I don't *think* I was boring.  It would have helped if I were a better cards player.  I think Kim and Frank were spooked by my sobriety streak but the 2 Harbors general store seemed to have an endless supply of 0 gravity Heineken so we found a way to not make this an irreconcilable difference.  

Being uncomfortable was a thing with the soaked start, but I got to test all these truisms about wool and fleece keeping you warm even when they are wet.  The switchback camping pad never created a hugely restorative night of sleep (even with a valerian tea and 2 tylenol PM), but with only two nights rough, it didn't compromise my mileage that much.  

Shark week was pretty much right on schedule and my triple play (tampon, pad, period underwear) was plenty of coverage.  Maybe some day I'll get back to experimenting with diva cups, but it is unlikely I'll need one to do long excursions before going menopausal.  
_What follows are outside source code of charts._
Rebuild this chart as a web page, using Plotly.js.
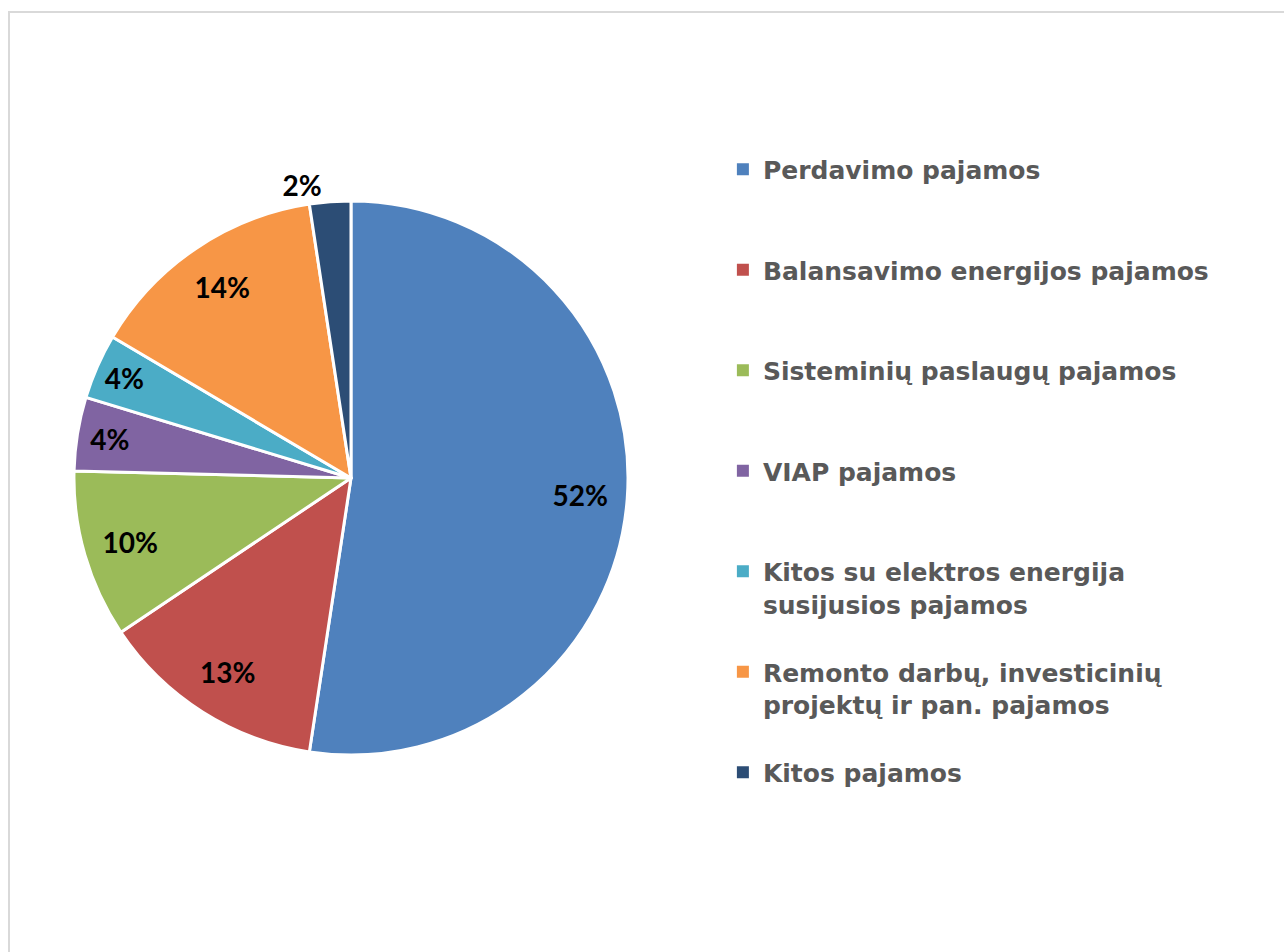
<!DOCTYPE html>
<html>
<head>
<meta charset="utf-8">
<script src="https://cdn.plot.ly/plotly-3.0.1.min.js"></script>
<style>
  html, body { margin: 0; padding: 0; background: #ffffff; }
  #chart { width: 1284px; height: 952px; }
</style>
</head>
<body>
<div id="chart"></div>
<script>
// ---- data ----
const categories = [
  "Perdavimo pajamos",
  "Balansavimo energijos pajamos",
  "Sisteminių paslaugų pajamos",
  "VIAP pajamos",
  "Kitos su elektros energija<br>susijusios pajamos",
  "Remonto darbų, investicinių<br>projektų ir pan. pajamos",
  "Kitos pajamos"
];
const shares = [52.4, 13.2, 9.8, 4.3, 3.8, 14.1, 2.4];
const colors = ["#4F81BD", "#C0504D", "#9BBB59", "#8064A2", "#4BACC6", "#F79646", "#2C4D75"];
const labelPositions = ["inside", "inside", "inside", "inside", "inside", "inside", "outside"];

// legend labels padded to equal height (3 lines) so entries are evenly spaced
const legendLabels = categories.map(c => {
  const n = c.split("<br>").length;
  let s = c;
  for (let i = n; i < 3; i++) s += "<br>\u00a0";
  return s;
});

const domain = { x: [0.0576, 0.4891], y: [0.2069, 0.7889] };
const labelFont = { family: "Lato, 'Open Sans', sans-serif", size: 28, color: "#000000", weight: 700 };

const common = {
  type: "pie",
  labels: legendLabels,
  values: shares,
  sort: false,
  direction: "clockwise",
  rotation: 0,
  domain: domain
};

// underlying pie (fully covered by the main pie) that supplies borderless legend swatches
const legendPie = Object.assign({}, common, {
  marker: { colors: colors, line: { width: 0 } },
  textinfo: "none",
  hoverinfo: "skip",
  showlegend: true
});

const slices = Object.assign({}, common, {
  marker: { colors: colors, line: { color: "#ffffff", width: 3 } },
  textinfo: "none",
  hoverinfo: "label+percent",
  showlegend: false
});

const labelRing = Object.assign({}, common, {
  hole: 0.66,
  marker: { colors: colors.map(() => "rgba(0,0,0,0)"), line: { width: 0 } },
  texttemplate: "%{percent:.0%}",
  textposition: labelPositions,
  insidetextorientation: "horizontal",
  textfont: labelFont,
  insidetextfont: labelFont,
  outsidetextfont: labelFont,
  hoverinfo: "skip",
  showlegend: false
});

const layout = {
  width: 1284,
  height: 952,
  margin: { l: 0, r: 0, t: 0, b: 0 },
  paper_bgcolor: "#ffffff",
  uniformtext: { minsize: 28, mode: "show" },
  legend: {
    x: 0.563,
    xanchor: "left",
    y: 0.846,
    yanchor: "top",
    valign: "top",
    font: { family: "'DejaVu Sans', sans-serif", size: 25, color: "#595959", weight: 700 },
    bgcolor: "rgba(0,0,0,0)"
  },
  shapes: [{
    type: "rect",
    xref: "paper", yref: "paper",
    x0: 9 / 1284, x1: 1.02,
    y0: -0.02, y1: 1 - 12 / 952,
    line: { color: "#D9D9D9", width: 2 },
    fillcolor: "rgba(0,0,0,0)",
    layer: "below"
  }]
};

Plotly.newPlot("chart", [legendPie, slices, labelRing], layout, { displayModeBar: false });
</script>
</body>
</html>
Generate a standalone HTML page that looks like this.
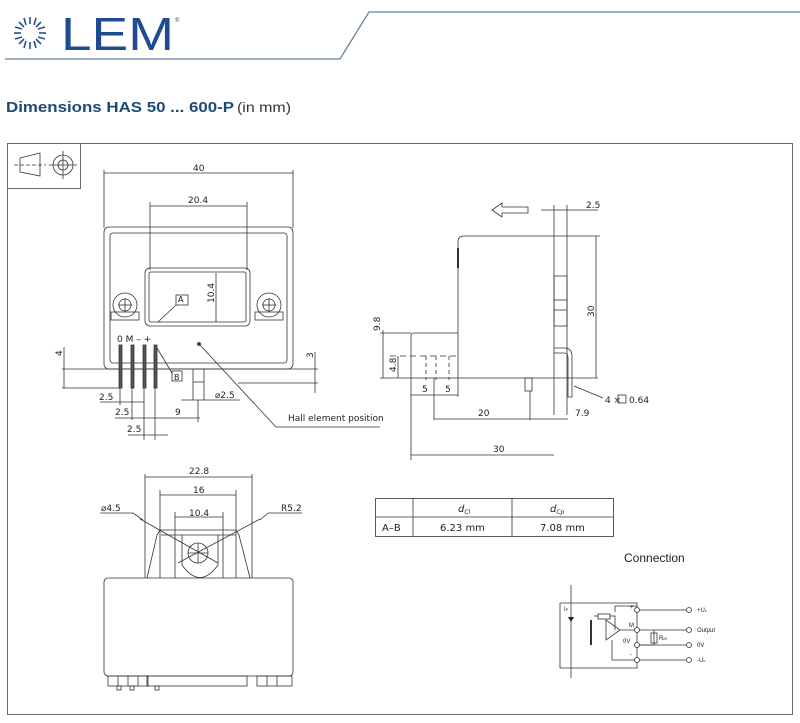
<!DOCTYPE html>
<html><head><meta charset="utf-8"><style>
html,body{margin:0;padding:0;background:#fff;width:800px;height:723px;overflow:hidden}
svg{display:block}
.t{font-family:"DejaVu Sans","Liberation Sans",sans-serif;font-size:9px;fill:#222}
</style></head><body>
<svg width="800" height="723" viewBox="0 0 800 723" xmlns="http://www.w3.org/2000/svg">
<!-- header -->
<g stroke="#2a4f8f" stroke-width="1.6">
<line x1="30" y1="17" x2="30" y2="24"/><line x1="30" y1="42" x2="30" y2="49"/>
<line x1="14" y1="33" x2="21" y2="33"/><line x1="39" y1="33" x2="46" y2="33"/>
<line x1="19" y1="22" x2="24" y2="27"/><line x1="36" y1="39" x2="41" y2="44"/>
<line x1="41" y1="22" x2="36" y2="27"/><line x1="24" y1="39" x2="19" y2="44"/>
<line x1="24" y1="18" x2="26" y2="25"/><line x1="36" y1="18" x2="34" y2="25"/>
<line x1="24" y1="48" x2="26" y2="41"/><line x1="36" y1="48" x2="34" y2="41"/>
<line x1="15" y1="27" x2="22" y2="29"/><line x1="45" y1="27" x2="38" y2="29"/>
<line x1="15" y1="39" x2="22" y2="37"/><line x1="45" y1="39" x2="38" y2="37"/>
</g>
<text x="61" y="50" font-family="Liberation Sans,sans-serif" font-size="46" fill="#1f4b93" textLength="113" lengthAdjust="spacingAndGlyphs">LEM</text>
<text x="175" y="22" font-family="Liberation Sans,sans-serif" font-size="6" fill="#1f4b93">®</text>
<polyline points="5,59 340,59 369,12 800,12" fill="none" stroke="#5f7f99" stroke-width="1.2"/>
<text x="6" y="112" font-family="Liberation Sans,sans-serif" font-size="15" font-weight="bold" fill="#1c4a78" textLength="228" lengthAdjust="spacingAndGlyphs">Dimensions HAS 50 ... 600-P</text>
<text x="237" y="112" font-family="Liberation Sans,sans-serif" font-size="14" fill="#333" textLength="54" lengthAdjust="spacingAndGlyphs">(in mm)</text>

<!-- frame -->
<rect x="7.5" y="143.5" width="785" height="571" fill="none" stroke="#666" stroke-width="1"/>
<rect x="7.5" y="143.5" width="73" height="45" fill="none" stroke="#666" stroke-width="1"/>
<g stroke="#333" fill="none" stroke-width="0.8">
<polygon points="20,158 40,153 40,176 20,172"/>
<line x1="14" y1="165" x2="46" y2="165" stroke-dasharray="4,2"/>
<circle cx="63" cy="165" r="10"/><circle cx="63" cy="165" r="5"/>
<line x1="49" y1="165" x2="77" y2="165"/><line x1="63" y1="151" x2="63" y2="179"/>
</g>

<g stroke="#333" fill="none" stroke-width="0.8">
<!-- front view -->
<line x1="104" y1="170" x2="104" y2="228"/><line x1="293" y1="170" x2="293" y2="228"/>
<line x1="104" y1="173" x2="293" y2="173"/>
<line x1="150" y1="202" x2="150" y2="270"/><line x1="247" y1="202" x2="247" y2="270"/>
<line x1="150" y1="206" x2="247" y2="206"/>
<rect x="104" y="227" width="189" height="142" rx="5"/>
<rect x="110" y="233" width="177" height="130" rx="3"/>
<rect x="145" y="268" width="105" height="58" rx="5"/>
<rect x="149" y="272" width="97" height="50" rx="2"/>
<line x1="216" y1="273" x2="216" y2="322"/>
<rect x="176" y="295" width="12" height="10"/>
<line x1="176" y1="305" x2="158" y2="322"/>
<circle cx="125" cy="305" r="12"/><circle cx="125" cy="305" r="6"/>
<line x1="118" y1="305" x2="132" y2="305"/><line x1="125" y1="298" x2="125" y2="312"/>
<rect x="111" y="312" width="28" height="8"/>
<circle cx="269" cy="305" r="12"/><circle cx="269" cy="305" r="6"/>
<line x1="262" y1="305" x2="276" y2="305"/><line x1="269" y1="298" x2="269" y2="312"/>
<rect x="255" y="312" width="28" height="8"/>
<line x1="62" y1="369" x2="318" y2="369"/>
<line x1="62" y1="388" x2="120" y2="388"/><line x1="238" y1="383" x2="318" y2="383"/>
<line x1="64" y1="347" x2="64" y2="388"/><line x1="315" y1="352" x2="315" y2="393"/>
<rect x="119" y="345" width="3" height="43" fill="#555"/>
<rect x="131" y="345" width="3" height="43" fill="#555"/>
<rect x="143" y="345" width="3" height="43" fill="#555"/>
<rect x="154" y="345" width="3" height="43" fill="#555"/>
<rect x="172" y="371" width="10" height="10"/>
<line x1="157" y1="348" x2="172" y2="373"/>
<line x1="193" y1="369" x2="193" y2="400"/><line x1="204" y1="369" x2="204" y2="400"/>
<line x1="193" y1="382" x2="204" y2="382"/>
<line x1="181" y1="400" x2="240" y2="400"/>
<line x1="100" y1="402" x2="144" y2="402"/>
<line x1="115" y1="418" x2="200" y2="418"/>
<line x1="128" y1="435" x2="168" y2="435"/>
<line x1="120" y1="388" x2="120" y2="405"/><line x1="132" y1="388" x2="132" y2="420"/>
<line x1="144" y1="388" x2="144" y2="440"/><line x1="155" y1="388" x2="155" y2="440"/>
<line x1="198" y1="400" x2="198" y2="422"/>
<circle cx="199" cy="344" r="1.5" fill="#333"/>
<polyline points="199,344 276,427 380,427"/>

<!-- side view -->
<polygon points="492,210 502,203 502,207 528,207 528,213 502,213 502,217" />
<line x1="541" y1="210" x2="598" y2="210"/>
<line x1="554" y1="205" x2="554" y2="415"/><line x1="567" y1="205" x2="567" y2="415"/>
<path d="M458,378 L458,242 Q458,236 464,236 L554,236"/>
<line x1="554" y1="236" x2="600" y2="236"/><line x1="596" y1="236" x2="596" y2="378"/>
<line x1="458" y1="248" x2="458" y2="268" stroke-width="2"/>
<path d="M411,378 L411,336 Q411,333 414,333 L458,333"/>
<line x1="380" y1="333" x2="411" y2="333"/>
<line x1="380" y1="378" x2="598" y2="378"/>
<line x1="383" y1="330" x2="383" y2="378"/>
<line x1="390" y1="356" x2="458" y2="356" stroke-dasharray="6,4"/>
<line x1="398" y1="356" x2="398" y2="378"/>
<line x1="426" y1="356" x2="426" y2="380" stroke-dasharray="4,3"/>
<line x1="436" y1="356" x2="436" y2="380" stroke-dasharray="4,3"/>
<line x1="449" y1="356" x2="449" y2="380" stroke-dasharray="4,3"/>
<line x1="411" y1="378" x2="411" y2="460"/><line x1="434" y1="378" x2="434" y2="420"/>
<line x1="458" y1="378" x2="458" y2="397"/>
<line x1="411" y1="395" x2="458" y2="395"/>
<line x1="434" y1="419" x2="568" y2="419"/>
<line x1="411" y1="455" x2="554" y2="455"/>
<rect x="525" y="378" width="7" height="13"/>
<line x1="530" y1="391" x2="530" y2="420"/>
<rect x="554" y="276" width="13" height="50"/>
<line x1="554" y1="300" x2="567" y2="300"/><line x1="554" y1="310" x2="567" y2="310"/>
<path d="M554,353 L564,353 Q568,353 568,358 L568,397 L572,397 L572,356 Q572,348 564,348 L554,348"/>
<line x1="574" y1="386" x2="603" y2="398"/>
<rect x="618" y="395" width="8" height="8"/>

<!-- bottom view -->
<line x1="145" y1="474" x2="145" y2="578"/><line x1="252" y1="474" x2="252" y2="578"/>
<line x1="145" y1="477" x2="252" y2="477"/>
<line x1="160" y1="490" x2="160" y2="578"/><line x1="236" y1="490" x2="236" y2="578"/>
<line x1="160" y1="495" x2="236" y2="495"/>
<line x1="175" y1="512" x2="175" y2="578"/><line x1="223" y1="512" x2="223" y2="578"/>
<line x1="175" y1="517" x2="223" y2="517"/>
<path d="M147,578 L157,535 L160,530 L236,530 L239,535 L250,578"/>
<line x1="161" y1="535" x2="236" y2="535"/>
<path d="M182,535 L182,565 Q200,590 218,565 L218,535"/>
<circle cx="198" cy="553" r="10"/>
<line x1="188" y1="553" x2="208" y2="553"/><line x1="198" y1="543" x2="198" y2="563"/>
<line x1="140" y1="519" x2="218" y2="563"/>
<line x1="260" y1="519" x2="178" y2="563"/>
<line x1="100" y1="513" x2="133" y2="513"/><line x1="133" y1="513" x2="143" y2="520"/>
<line x1="260" y1="520" x2="268" y2="513"/><line x1="268" y1="513" x2="302" y2="513"/>
<rect x="104" y="578" width="189" height="98" rx="4"/>
<rect x="108" y="676" width="40" height="10"/><rect x="147" y="676" width="100" height="10"/>
<rect x="257" y="676" width="35" height="10"/>
<line x1="118" y1="676" x2="118" y2="686"/><line x1="128" y1="676" x2="128" y2="686"/><line x1="138" y1="676" x2="138" y2="686"/>
<line x1="267" y1="676" x2="267" y2="686"/><line x1="277" y1="676" x2="277" y2="686"/>
<rect x="117" y="686" width="4" height="4"/><rect x="130" y="686" width="4" height="4"/><rect x="155" y="686" width="4" height="4"/>

<!-- table -->
<rect x="375.5" y="498.5" width="238" height="38"/>
<line x1="375" y1="517" x2="613" y2="517"/>
<line x1="413" y1="498" x2="413" y2="536"/><line x1="512" y1="498" x2="512" y2="536"/>

<!-- circuit -->
<line x1="571" y1="585" x2="571" y2="678"/>
<polyline points="560,603 637,603 637,668 560,668 560,603"/>
<line x1="591" y1="620" x2="591" y2="645" stroke-width="2"/>
<polygon points="606,620 606,640 620,630"/>
<polyline points="620,630 637,630"/>
<rect x="598" y="614" width="12" height="5"/>
<polyline points="594,616 598,616"/><polyline points="610,616 615,616 615,630"/>
<polyline points="615,612 615,606 637,606"/>
<polyline points="612,660 612,640"/><polyline points="612,660 637,660"/>
<polyline points="637,645 654,645 654,630"/>
<rect x="651" y="633" width="6" height="10"/>
<line x1="637" y1="610" x2="686" y2="610"/><line x1="637" y1="630" x2="686" y2="630"/>
<line x1="637" y1="645" x2="686" y2="645"/><line x1="637" y1="660" x2="686" y2="660"/>
<circle cx="637" cy="610" r="2.5" fill="#fff"/><circle cx="637" cy="630" r="2.5" fill="#fff"/>
<circle cx="637" cy="645" r="2.5" fill="#fff"/><circle cx="637" cy="660" r="2.5" fill="#fff"/>
<circle cx="689" cy="610" r="2.5" fill="#fff"/><circle cx="689" cy="630" r="2.5" fill="#fff"/>
<circle cx="689" cy="645" r="2.5" fill="#fff"/><circle cx="689" cy="660" r="2.5" fill="#fff"/>
</g>
<polygon points="568,617 574,617 571,622" fill="#222"/>

<g class="t">
<text x="193" y="171">40</text>
<text x="188" y="203">20.4</text>
<text x="178" y="302" font-size="8">A</text>
<text x="214" y="303" transform="rotate(-90 214 303)">10.4</text>
<text x="117" y="342">0 M – +</text>
<text x="174" y="380" font-size="8">B</text>
<text x="62" y="356" transform="rotate(-90 62 356)">4</text>
<text x="313" y="358" transform="rotate(-90 313 358)">3</text>
<text x="99" y="400">2.5</text>
<text x="215" y="398">⌀2.5</text>
<text x="115" y="415">2.5</text>
<text x="175" y="415">9</text>
<text x="127" y="432">2.5</text>
<text x="288" y="421">Hall element position</text>
<text x="586" y="208">2.5</text>
<text x="594" y="317" transform="rotate(-90 594 317)">30</text>
<text x="380" y="331" transform="rotate(-90 380 331)">9.8</text>
<text x="396" y="372" transform="rotate(-90 396 372)">4.8</text>
<text x="422" y="392">5</text><text x="445" y="392">5</text>
<text x="478" y="416">20</text>
<text x="575" y="416">7.9</text>
<text x="493" y="452">30</text>
<text x="605" y="403">4 ×</text><text x="629" y="403">0.64</text>
<text x="189" y="474">22.8</text>
<text x="193" y="493">16</text>
<text x="189" y="516">10.4</text>
<text x="101" y="511">⌀4.5</text>
<text x="281" y="511">R5.2</text>
<text x="458" y="512" font-style="italic" font-size="10">d<tspan font-size="6" dy="2">Cl</tspan></text>
<text x="550" y="512" font-style="italic" font-size="10">d<tspan font-size="6" dy="2">Cp</tspan></text>
<text x="382" y="531" font-size="10">A–B</text>
<text x="440" y="531" font-size="10">6.23  mm</text>
<text x="540" y="531" font-size="10">7.08  mm</text>
</g>
<text x="624" y="562" font-family="Liberation Sans,sans-serif" font-size="12" fill="#222">Connection</text>
<g font-family="Liberation Sans,sans-serif" font-size="6" fill="#222">
<text x="697" y="612">+U<tspan font-size="4">c</tspan></text>
<text x="697" y="632">Output</text>
<text x="697" y="647">0V</text>
<text x="697" y="662">-U<tspan font-size="4">c</tspan></text>
<text x="629" y="627">M</text><text x="623" y="643">0V</text>
<text x="630" y="609">+</text><text x="630" y="656">-</text>
<text x="564" y="611">I<tspan font-size="4">P</tspan></text>
<text x="659" y="640">R<tspan font-size="4">M</tspan></text>
</g>
</svg>
</body></html>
The house was in chaos when I got home, but the kid and dogs were in good shape, which was all I expected DH to do.  He also did some major yard landscaping for extra credit and planted a potted citrus Christmas gift for me.    

The one area that surprised me was how little time in the total day we spent hiking-- 2.5 hours to 5.5 hours/day.  If I were planning another excursion for myself, I'd want to see if I could push the mileage a little higher.  I would put more thought into arrival and departure times from campsites and how they would work with meal times.  But now I know that if climbs are involved, my average pace is 26ish min miles and if it is flat, plan for more like 23ish min miles.  

I'm tempted to consider doing a longer excursion with fewer hotel stops, since there still some leveling up to do in terms of quickly breaking camp and packing equipment in a way that makes it easy to set back up (i.e. wet tents).